The Fund is explicit that this is not a cap on your award; it is an accounting-and-leveling rule. And life insurance, VCF money, and Defense Base Act benefits are expressly not counted against you.
Before anything gets signed
- Take the actual offer to your attorney. The core question is what rights you would be assigning, on what terms, and what happens if future rounds are larger or smaller than the buyer assumed.
- Take it to a CPA too. The tax consequences of selling a judgment for a lump sum can differ from the tax treatment of receiving payments over time, and both are fact-specific.
- Compare the net, not the headline. Remember that on Fund payments themselves, attorney fees for 9/11 claims are capped at 15 percent by statute. Any comparison of “sell now” versus “stay in” should be net of every cost on both paths.

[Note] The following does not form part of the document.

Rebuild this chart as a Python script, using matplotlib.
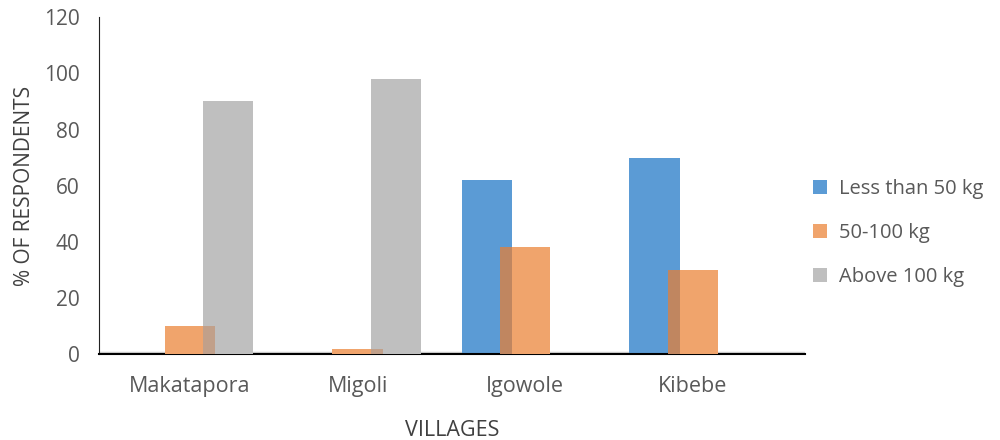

- A solicitation is not a deadline. There is no rule that an offer must be answered quickly. Treat pressure to sign fast as information about the offer.
Sources
- Retained creditor rights after Fund payments (including interest and punitive damages): 34 U.S.C. § 20144(d)(5)(B).
- Pro-rata payments out of available funds until paid in full or the Fund sunsets in 2039: USVSST Fund, Frequently Asked Questions, FAQ 4.1, at usvsst.com.
- The Special Master will not enter into, approve, or ratify payment distribution agreements or structured settlements: USVSST Fund, Frequently Asked Questions, FAQ 4.17.
- Subrogation of the United States limited to the extent and amount of payments made: 34 U.S.C. § 20144(d)(5)(A).
- The 30% rule: 34 U.S.C. § 20144(d)(3)(B)(i)–(ii); the definition of “entitled or scheduled to receive” (including pending enforcement actions): § 20144(j)(6) and USVSST Fund FAQ 4.9; the Fund's statement that the 30% provision is not a cap on the award: FAQ 4.11; exclusions for life insurance, VCF, and Defense Base Act benefits: FAQ 4.8.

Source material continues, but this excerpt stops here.